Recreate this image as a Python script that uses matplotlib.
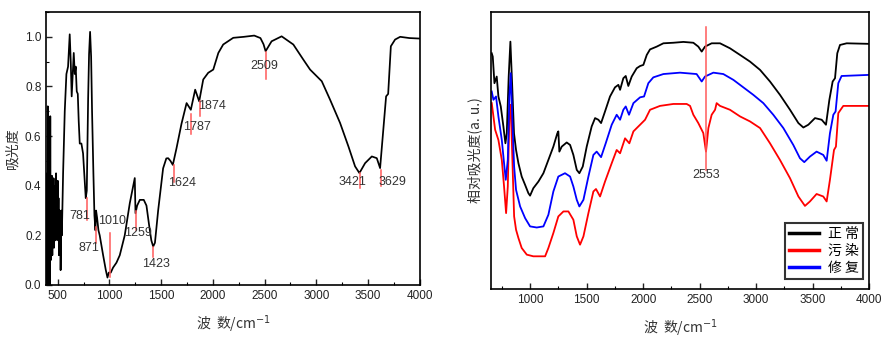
import matplotlib
matplotlib.use('Agg')
import matplotlib.pyplot as plt
from matplotlib.ticker import MultipleLocator

plt.rcParams['font.family'] = ['Liberation Sans', 'Noto Sans CJK SC', 'DejaVu Sans']

# left panel: FTIR spectrum (wavenumber, absorbance)
left_w = [392, 396, 400, 404, 408, 412, 416, 420, 424, 428, 432, 436, 440, 444, 448, 452, 456,
          460, 464, 468, 472, 476, 480, 484, 488, 492, 496, 500, 504, 508, 512, 516, 520, 524,
          528, 534, 540, 552, 568, 584, 600, 616, 626, 635, 645, 655, 665, 674, 684, 694, 703,
          713, 729, 745, 761, 771, 781, 794, 803, 813, 823, 832, 845, 855, 865, 871, 881, 894,
          906, 939, 965, 981, 994, 1013, 1035, 1068, 1100, 1148, 1197, 1230, 1245, 1252, 1268,
          1294, 1332, 1358, 1384, 1405, 1423, 1440, 1471, 1519, 1550, 1568, 1590, 1613, 1648,
          1697, 1746, 1787, 1829, 1868, 1907, 1955, 2004, 2053, 2100, 2197, 2300, 2400, 2460,
          2490, 2510, 2568, 2665, 2778, 2875, 2940, 3053, 3133, 3230, 3311, 3375, 3417, 3472,
          3537, 3585, 3617, 3643, 3675, 3695, 3721, 3762, 3811, 3900, 4000]
left_a = [0.0, 0.45, 0.05, 0.72, 0.0, 0.3, 0.05, 0.4, 0.0, 0.68, 0.1, 0.35, 0.15, 0.44, 0.12,
          0.38, 0.2, 0.43, 0.15, 0.35, 0.22, 0.4, 0.18, 0.45, 0.2, 0.38, 0.25, 0.42, 0.18, 0.35,
          0.12, 0.3, 0.2, 0.28, 0.06, 0.3, 0.2, 0.45, 0.7, 0.85, 0.88, 1.01, 0.9, 0.76, 0.85,
          0.935, 0.85, 0.88, 0.78, 0.77, 0.66, 0.57, 0.57, 0.53, 0.42, 0.35, 0.38, 0.75, 0.93,
          1.02, 0.92, 0.7, 0.45, 0.28, 0.22, 0.3, 0.27, 0.22, 0.2, 0.12, 0.06, 0.03, 0.05, 0.05,
          0.07, 0.09, 0.12, 0.2, 0.33, 0.40, 0.431, 0.289, 0.32, 0.343, 0.343, 0.32, 0.24,
          0.18, 0.155, 0.17, 0.3, 0.47, 0.51, 0.511, 0.50, 0.484, 0.55, 0.65, 0.733, 0.706,
          0.787, 0.74, 0.828, 0.855, 0.868, 0.935, 0.969, 0.996, 1.0, 1.005, 0.995, 0.97, 0.942,
          0.982, 1.002, 0.969, 0.908, 0.868, 0.821, 0.747, 0.653, 0.558, 0.478, 0.451, 0.491,
          0.518, 0.511, 0.471, 0.599, 0.760, 0.77, 0.962, 0.989, 1.0, 0.995, 0.993]

peaks = [781, 871, 1010, 1259, 1423, 1624, 1787, 1874, 2509, 3421, 3629]
peak_top = [0.35, 0.235, 0.21, 0.30, 0.155, 0.485, 0.69, 0.74, 0.94, 0.45, 0.464]
peak_bot = [0.262, 0.168, 0.034, 0.22, 0.114, 0.417, 0.61, 0.68, 0.83, 0.39, 0.397]

# right panel: relative absorbance, three samples
normal_w = [661, 670, 685, 705, 720, 741, 764, 782, 794, 811, 826, 841, 858, 876, 897, 926, 956,
            985, 1000, 1029, 1074, 1118, 1162, 1206, 1241, 1250, 1259, 1280, 1324, 1354, 1383,
            1413, 1436, 1466, 1501, 1545, 1575, 1604, 1628, 1663, 1707, 1751, 1781, 1796, 1825,
            1846, 1869, 1899, 1943, 1973, 2002, 2032, 2061, 2120, 2179, 2267, 2356, 2444, 2488,
            2518, 2547, 2606, 2680, 2768, 2857, 2945, 3034, 3122, 3210, 3299, 3373, 3417, 3461,
            3520, 3579, 3617, 3647, 3676, 3697, 3717, 3741, 3800, 4000]
normal_v = [0.851, 0.839, 0.743, 0.767, 0.695, 0.659, 0.587, 0.526, 0.562, 0.767, 0.893, 0.743,
            0.562, 0.502, 0.454, 0.406, 0.376, 0.346, 0.337, 0.364, 0.388, 0.418, 0.466, 0.514,
            0.562, 0.569, 0.496, 0.514, 0.529, 0.520, 0.484, 0.430, 0.418, 0.442, 0.514, 0.587,
            0.617, 0.611, 0.599, 0.641, 0.695, 0.728, 0.737, 0.719, 0.761, 0.769, 0.733, 0.767,
            0.797, 0.805, 0.809, 0.845, 0.865, 0.875, 0.887, 0.889, 0.892, 0.889, 0.875, 0.857,
            0.875, 0.887, 0.887, 0.869, 0.845, 0.821, 0.791, 0.749, 0.701, 0.647, 0.599, 0.583,
            0.593, 0.617, 0.611, 0.593, 0.683, 0.749, 0.761, 0.851, 0.881, 0.887, 0.885]

polluted_w = [661, 691, 720, 750, 770, 788, 803, 817, 829, 841, 859, 876, 897, 926, 971, 1029,
              1088, 1133, 1162, 1206, 1250, 1295, 1339, 1383, 1413, 1442, 1472, 1516, 1560,
              1583, 1619, 1663, 1722, 1766, 1796, 1840, 1878, 1914, 1973, 2017, 2061, 2149,
              2267, 2385, 2415, 2444, 2488, 2532, 2556, 2577, 2606, 2636, 2650, 2680, 2768,
              2857, 2945, 3034, 3122, 3210, 3299, 3373, 3431, 3475, 3534, 3593, 3623, 3652,
              3688, 3705, 3726, 3770, 4000]
polluted_v = [0.671, 0.575, 0.538, 0.466, 0.370, 0.274, 0.370, 0.623, 0.665, 0.502, 0.262,
              0.214, 0.184, 0.148, 0.124, 0.118, 0.118, 0.118, 0.148, 0.202, 0.262, 0.280,
              0.280, 0.250, 0.190, 0.160, 0.190, 0.274, 0.352, 0.361, 0.334, 0.388, 0.454,
              0.502, 0.490, 0.544, 0.526, 0.569, 0.593, 0.611, 0.647, 0.661, 0.668, 0.668,
              0.661, 0.629, 0.599, 0.563, 0.496, 0.581, 0.629, 0.647, 0.671, 0.661, 0.647,
              0.623, 0.605, 0.581, 0.526, 0.466, 0.400, 0.334, 0.300, 0.316, 0.343, 0.334,
              0.316, 0.394, 0.502, 0.514, 0.635, 0.661, 0.661]

repaired_w = [661, 676, 699, 720, 750, 770, 785, 803, 817, 829, 841, 859, 876, 912, 956, 1000,
              1059, 1118, 1162, 1206, 1250, 1309, 1354, 1383, 1413, 1436, 1472, 1516, 1560,
              1589, 1628, 1669, 1722, 1766, 1796, 1825, 1846, 1875, 1914, 1973, 2008, 2046,
              2090, 2179, 2326, 2473, 2518, 2547, 2621, 2709, 2798, 2886, 2974, 3063, 3151,
              3240, 3328, 3387, 3425, 3475, 3534, 3593, 3623, 3652, 3682, 3702, 3726, 3755, 4000]
repaired_v = [0.713, 0.683, 0.695, 0.623, 0.538, 0.454, 0.394, 0.466, 0.695, 0.779, 0.635,
              0.442, 0.358, 0.298, 0.256, 0.226, 0.222, 0.226, 0.268, 0.352, 0.406, 0.418,
              0.406, 0.370, 0.322, 0.298, 0.322, 0.406, 0.484, 0.496, 0.476, 0.526, 0.593,
              0.629, 0.611, 0.647, 0.659, 0.629, 0.671, 0.692, 0.695, 0.743, 0.764, 0.776,
              0.781, 0.776, 0.749, 0.767, 0.781, 0.776, 0.755, 0.728, 0.701, 0.671, 0.629,
              0.581, 0.520, 0.472, 0.458, 0.478, 0.496, 0.484, 0.463, 0.562, 0.629, 0.641,
              0.743, 0.769, 0.773]

cjk = ['Noto Sans CJK SC', 'DejaVu Sans']
fig = plt.figure(figsize=(8.81, 3.39), dpi=100)

# ---- left
ax1 = fig.add_axes([0.0526, 0.1593, 0.4238, 0.8053])
ax1.plot(left_w, left_a, color='black', lw=1.25)
for p, t, b in zip(peaks, peak_top, peak_bot):
    ax1.plot([p, p], [b, t], color='#ff5a5a', lw=1.1)
lab_pos = [(713, 0.276), (803, 0.148), (1026, 0.258), (1277, 0.21), (1455, 0.083),
           (1706, 0.41), (1842, 0.636), (1990, 0.72), (2494, 0.881), (3348, 0.413), (3739, 0.413)]
for p, (lx, ly) in zip(peaks, lab_pos):
    ax1.text(lx, ly, str(p), fontsize=9, color='#333333', ha='center', va='center')
ax1.set_xlim(390, 4000)
ax1.set_ylim(0, 1.1)
ax1.xaxis.set_major_locator(MultipleLocator(500))
ax1.xaxis.set_minor_locator(MultipleLocator(250))
ax1.yaxis.set_minor_locator(MultipleLocator(0.1))
ax1.set_yticks([0, 0.2, 0.4, 0.6, 0.8, 1.0])
ax1.yaxis.set_major_formatter(matplotlib.ticker.FormatStrFormatter('%.1f'))
ax1.tick_params(direction='in', labelsize=8.5, length=4, width=1, colors='#222222')
ax1.tick_params(which='minor', direction='in', length=2.5, width=0.8)
ax1.set_ylabel('吸光度', family=cjk, fontsize=10, color='#333333', labelpad=4)
ax1.set_xlabel('波  数/cm$^{-1}$', family=cjk, fontsize=10, color='#333333', labelpad=8)
for s in ax1.spines.values():
    s.set_linewidth(1.2)

# ---- right
ax2 = fig.add_axes([0.557, 0.1475, 0.4297, 0.8171])
ax2.plot(normal_w, normal_v, color='black', lw=1.3, label='正 常')
ax2.plot(polluted_w, polluted_v, color='#ff0000', lw=1.3, label='污 染')
ax2.plot(repaired_w, repaired_v, color='#0000ff', lw=1.3, label='修 复')
ax2.plot([2553, 2553], [0.43, 0.947], color='#ff5a5a', lw=1.1)
ax2.text(2553, 0.41, '2553', fontsize=9, color='#333333', ha='center', va='center')
ax2.set_xlim(652, 4000)
ax2.set_ylim(0, 1)
ax2.set_yticks([])
ax2.xaxis.set_minor_locator(MultipleLocator(250))
ax2.set_xticks([1000, 1500, 2000, 2500, 3000, 3500, 4000])
ax2.tick_params(direction='in', labelsize=8.5, length=4, width=1, colors='#222222')
ax2.tick_params(which='minor', direction='in', length=2.5, width=0.8)
ax2.set_ylabel('相对吸光度(a. u.)', family=cjk, fontsize=10, color='#333333', labelpad=6)
ax2.set_xlabel('波  数/cm$^{-1}$', family=cjk, fontsize=10, color='#333333', labelpad=8)
for s in ax2.spines.values():
    s.set_linewidth(1.2)
leg = ax2.legend(loc='lower right', bbox_to_anchor=(0.983, 0.036), borderaxespad=0,
                 prop={'family': cjk, 'size': 10}, fancybox=False, handlelength=2.2,
                 handletextpad=0.6, labelspacing=0.2, borderpad=0.3)
leg.get_frame().set_edgecolor('black')
leg.get_frame().set_linewidth(1.5)
for line in leg.get_lines():
    line.set_linewidth(2.5)

plt.savefig('out.png', dpi=100)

══════

Give again, exactly, the lines from the start of the data through the one holding "plt.rcParams['font.family'] = ['Liberation"; omit the pictures.

Recreate this image as a Python script that uses matplotlib.
import matplotlib
matplotlib.use('Agg')
import matplotlib.pyplot as plt
from matplotlib.ticker import MultipleLocator

plt.rcParams['font.family'] = ['Liberation Sans', 'Noto Sans CJK SC', 'DejaVu Sans']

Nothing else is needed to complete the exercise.